Yeah, this one is going to JB.

His version of box jumpsThe thing is, the "delay formal coaching as long as possible" process is still in the works for him; he's still in the Double-A session. He still gets the short-end on partners if he wants to jump in a team workout, or might get left out if there's not enough equipment or the workout is more complicated than usual. He'll still do jump-and-touch instead of heavy cleans, or take Michael Banet's lunch money instead of pull-ups. And if someone asks why, I'd just come back with, "why not?" Knowing all that, he can do 18 rounds of Cindy, 90-something pounds on a clean, 185 on a deadlift, and can almost beat Mr. Ron in a run. Nobody reading this or coaching him can say they could do that at his age. And the kid goes out of his way to work out in a rusty old warehouse literally every day whether it's 90 degrees or 9 degrees. Play on, playa.

Did I know at the time I was taking a picture of all four AOTF candidates? Yes.

...........

Mrs. Carey needs to be given a big shout-out this Fall. She was the Aaron to Josh's Bubs from the Summer. The consistency she's shown over the past 12 years is absurd and is more impressive than any of Evan's lifts or Mr. Mark's runs. But even more than that, what she's provided is a familiar face that any wondering Champions Club kid can always come back to. And that proved to be the highights of the fall.

David Saporito is back at the Champions Club. I cannot stress to you how much this both improbable - given the tire incident - and important.
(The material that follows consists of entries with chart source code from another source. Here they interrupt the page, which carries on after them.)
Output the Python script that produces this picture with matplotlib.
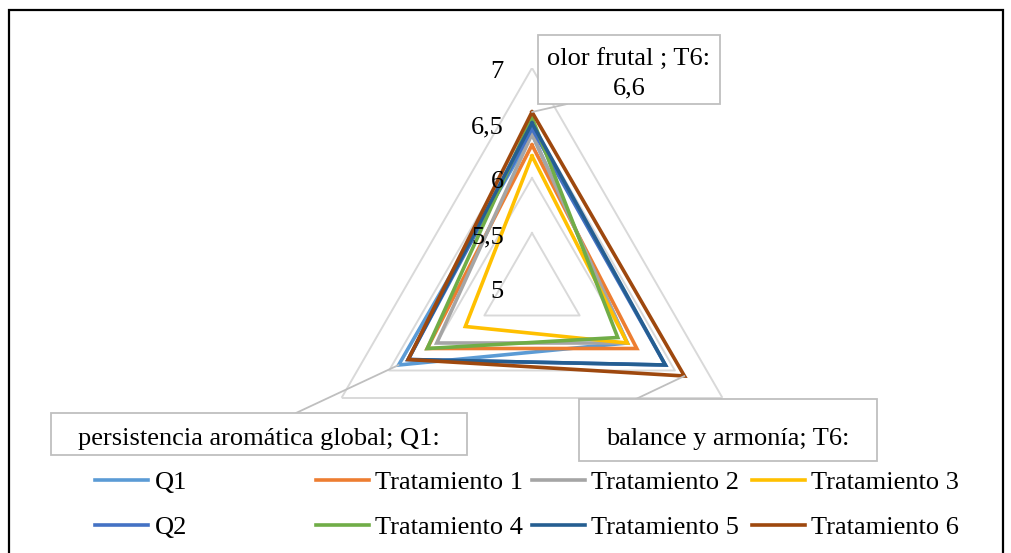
import numpy as np
import matplotlib
matplotlib.use("Agg")
import matplotlib.pyplot as plt
import matplotlib.transforms as mtrans
from matplotlib.patches import Rectangle, ConnectionPatch
from matplotlib.lines import Line2D

plt.rcParams['font.family'] = ['Liberation Serif', 'DejaVu Serif']

categories = ["olor frutal ", "balance y armonía", "persistencia aromática global"]
series_names = ["Q1", "Tratamiento 1", "Tratamiento 2", "Tratamiento 3",
                "Q2", "Tratamiento 4", "Tratamiento 5", "Tratamiento 6"]
Q1 = [6.4, 6.0, 6.4]
T1 = [6.3, 6.1, 6.1]
T2 = [6.4, 6.0, 6.0]
T3 = [6.2, 6.0, 5.7]
Q2 = [6.45, 6.4, 6.3]
T4 = [6.55, 5.9, 6.1]
T5 = [6.5, 6.4, 6.3]
T6 = [6.6, 6.6, 6.3]
series_values = [Q1, T1, T2, T3, Q2, T4, T5, T6]
colors = ["#5B9BD5", "#ED7D31", "#A5A5A5", "#FFC000",
          "#4472C4", "#70AD47", "#255E91", "#9E480E"]
grid_levels = [5.5, 6.0, 6.5, 7.0]
tick_levels = [5.0, 5.5, 6.0, 6.5, 7.0]
tick_labels = ["5", "5,5", "6", "6,5", "7"]

W, H = 1012, 553
fig = plt.figure(figsize=(W / 100, H / 100), dpi=100)

cx, cy, R = 532, H - 288, 220
ax = fig.add_axes([(cx - R) / W, (cy - R) / H, 2 * R / W, 2 * R / H], projection='polar')
ax.set_theta_offset(np.pi / 2)
ax.set_theta_direction(-1)
ax.set_ylim(5, 7)
ax.grid(False)
ax.set_xticks([])
ax.set_yticks([])
ax.spines['polar'].set_visible(False)
ax.patch.set_visible(False)

n = len(categories)
theta = np.arange(n) * 2 * np.pi / n
theta_c = np.append(theta, theta[0])

for lv in grid_levels:
    ax.plot(theta_c, [lv] * (n + 1), color="#D9D9D9", lw=1.4, zorder=1)

for name, vals, c in zip(series_names, series_values, colors):
    ax.plot(theta_c, vals + vals[:1], color=c, lw=2.6, label=name,
            solid_joinstyle='miter', zorder=2)

off = mtrans.offset_copy(ax.transData, fig=fig, x=-28, y=-4, units='dots')
for lv, lab in zip(tick_levels, tick_labels):
    ax.text(0, lv, lab, transform=off, ha='right', va='center', fontsize=19,
            color='black', zorder=3)


def box(x0, y0, x1, y1):
    r = Rectangle((x0 / W, 1 - y1 / H), (x1 - x0) / W, (y1 - y0) / H,
                  transform=fig.transFigure, facecolor='white',
                  edgecolor='#BFBFBF', lw=1.3, zorder=5)
    fig.add_artist(r)


def leader(xpix, ypix, th, r):
    cp = ConnectionPatch(xyA=(xpix / W, 1 - ypix / H), coordsA=fig.transFigure,
                         xyB=(th, r), coordsB=ax.transData,
                         color='#BFBFBF', lw=1.3, zorder=4)
    fig.add_artist(cp)


leader(567, 104, theta[0], T6[0])
box(538, 35, 720, 104)
fig.text(629 / W, 1 - 74 / H, "olor frutal ; T6:\n6,6", ha='center', va='center',
         fontsize=19, linespacing=1.38, zorder=6)

leader(296, 413, theta[2], Q1[2])
box(51, 413, 467, 455)
fig.text(259 / W, 1 - 439 / H, "persistencia aromática global; Q1:", ha='center',
         va='center', fontsize=19, zorder=6)

leader(636, 399, theta[1], T6[1])
box(579, 399, 877, 461)
fig.text(728 / W, 1 - 439 / H, "balance y armonía; T6:", ha='center',
         va='center', fontsize=19, zorder=6)

handles = [Line2D([], [], color=c, lw=2.6) for c in colors]
col_x = [95, 316, 532, 752]
for j in range(4):
    hs = [handles[j], handles[j + 4]]
    ls = [series_names[j], series_names[j + 4]]
    fig.legend(hs, ls, loc='upper left',
               bbox_to_anchor=(col_x[j] / W, 1 - 471 / H),
               frameon=False, fontsize=19, handlelength=2.0,
               handletextpad=0.25, borderpad=0, borderaxespad=0,
               labelspacing=0.8)

fig.add_artist(Rectangle((9 / W, -0.01), (1003 - 9) / W, 1 - 10 / H + 0.01,
                         transform=fig.transFigure, fill=False,
                         edgecolor='black', lw=1.6, zorder=10))

fig.savefig("out.png", dpi=100)
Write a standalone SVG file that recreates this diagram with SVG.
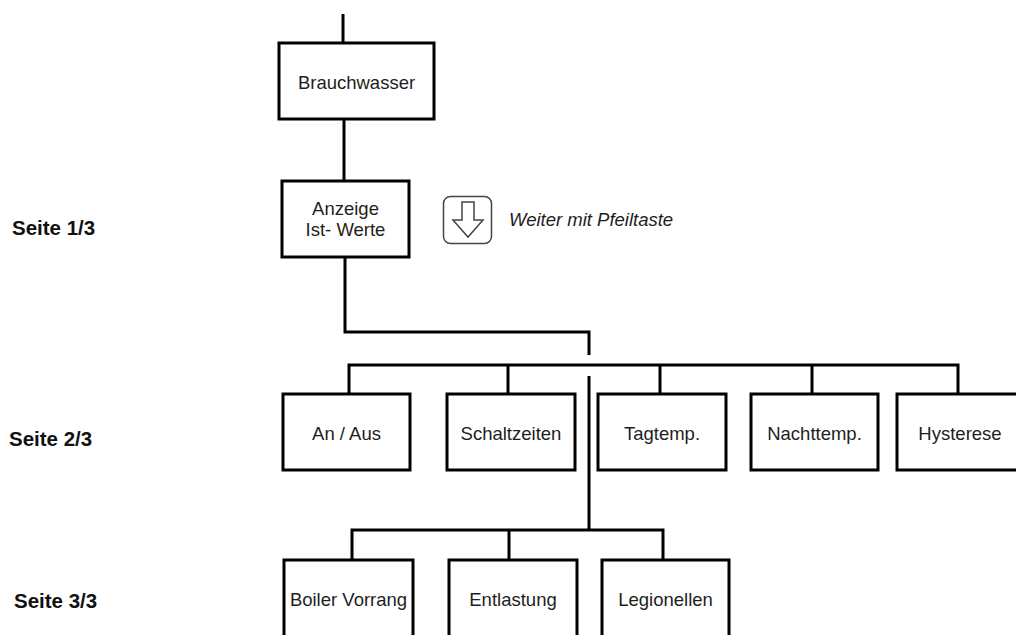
<svg xmlns="http://www.w3.org/2000/svg" width="1016" height="635" viewBox="0 0 1016 635">
<style>
.box{fill:#fff;stroke:#000;stroke-width:3}
.ln{fill:none;stroke:#000;stroke-width:3;stroke-linejoin:miter;stroke-linecap:butt}
.t{font-family:"Liberation Sans",Arial,sans-serif;font-size:18.5px;fill:#1e1e1e;text-anchor:middle}
.s{font-family:"Liberation Sans",Arial,sans-serif;font-size:20.5px;font-weight:bold;fill:#111}
.i{font-family:"Liberation Sans",Arial,sans-serif;font-size:18.5px;font-style:italic;fill:#1e1e1e}
</style>
<rect width="1016" height="635" fill="#fff"/>
<g id="connectors">
<path class="ln" d="M343,14 V43"/>
<path class="ln" d="M344,119 V181"/>
<path class="ln" d="M345,257 V332 H589 V355"/>
<path class="ln" d="M349,394 V365 H958 V394"/>
<path class="ln" d="M508,365 V394"/>
<path class="ln" d="M660,365 V394"/>
<path class="ln" d="M812,365 V394"/>
<path class="ln" d="M589,376 V530"/>
<path class="ln" d="M352,560 V530 H663 V560"/>
<path class="ln" d="M509,530 V560"/>
</g>
<g id="n-brauchwasser"><rect class="box" x="279" y="43" width="155" height="76"/><text class="t" x="356.5" y="89">Brauchwasser</text></g>
<g id="n-anzeige"><rect class="box" x="282" y="181" width="127" height="76"/><text class="t" x="345.5" y="215">Anzeige</text><text class="t" x="345.5" y="236">Ist- Werte</text></g>
<g id="n-taste"><rect x="443.5" y="196.5" width="48" height="47" rx="7" fill="#fff" stroke="#444" stroke-width="1.5"/><path d="M462,202 H474 V220 H483 L468,237 L453,220 H462 Z" fill="none" stroke="#444" stroke-width="1.5" stroke-linejoin="miter"/></g>
<g id="l-weiter"><text class="i" x="509" y="226">Weiter mit Pfeiltaste</text></g>
<g id="n-anaus"><rect class="box" x="283" y="394" width="127" height="76"/><text class="t" x="346.5" y="440">An / Aus</text></g>
<g id="n-schaltzeiten"><rect class="box" x="447" y="394" width="128" height="76"/><text class="t" x="511" y="440">Schaltzeiten</text></g>
<g id="n-tagtemp"><rect class="box" x="598" y="394" width="128" height="76"/><text class="t" x="662" y="440">Tagtemp.</text></g>
<g id="n-nachttemp"><rect class="box" x="751" y="394" width="127" height="76"/><text class="t" x="814.5" y="440">Nachttemp.</text></g>
<g id="n-hysterese"><rect class="box" x="897" y="394" width="130" height="76"/><text class="t" x="960" y="440">Hysterese</text></g>
<g id="n-boiler"><rect class="box" x="284" y="560" width="129" height="90"/><text class="t" x="348.5" y="606">Boiler Vorrang</text></g>
<g id="n-entlastung"><rect class="box" x="449" y="560" width="128" height="90"/><text class="t" x="513" y="606">Entlastung</text></g>
<g id="n-legionellen"><rect class="box" x="602" y="560" width="127" height="90"/><text class="t" x="665.5" y="606">Legionellen</text></g>
<g id="l-seite1"><text class="s" x="12" y="235">Seite 1/3</text></g>
<g id="l-seite2"><text class="s" x="9" y="446">Seite 2/3</text></g>
<g id="l-seite3"><text class="s" x="14" y="608">Seite 3/3</text></g>
</svg>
The kid provides an incredible floor as to what our fittest male athlete will be, and also adds a Coach Casey-level community presence. 5-star recruit, no doubt. He didn't know Mr. Mark, Mr. Robinson, or Mrs. Tara when he first came back in September, but he sure as hell knew Mrs. Carey.

Alyssa Jabara is back at the Champions Club. And just in the nick of time too, because Bubs was getting reeeeaaaaallllllyyyy confident in her lifting numbers. Jabara brings in that team-player mentality coming off a 4-year college softball career but is also ready to take some Me Time out for herself every day. As Mr. Carey would say, "she's a good egg" and someone that makes a session better the instant whe walks in.

I always figured we'd get those two back at some point in time, but I never imagined I'd be hearing back from Laura Camargo after her brief stint with us. She originally rolled though after we finished our track conditioning sessions at Stoney Creek, but the drive and the timing wasn't right. Now she lives even further away but has managed to make it in 4 times per week, highlighted by a standing ovation at the 5:30 session after some heavy power snatches.

The way I kind of view the Champions Club right now is like a very well-connected ecosystem that stretches out further than we can see (except when everyone comes together at Thanksgiving and Christmas). Our main group usually resides in the 30s every day - sometimes 40s - but you never know when the timing will be right for Sam and Sarah Curtis to come in on the regular, or Matt Fecht and Elizabeth Banet to make their return like Sap and Jabara, or one of the parents from the Babies session to follow the paradigm Mr. and Mrs. Bennis started in 2018. Ideally, our regular, everyday group would represent more of our ecosystem, but eventually it will happen. We have that Blue Magic, baby, and it's just a matter of time before the pressure of this dopeness does its thing.

Once in the Champions Club, always in the Champions Club!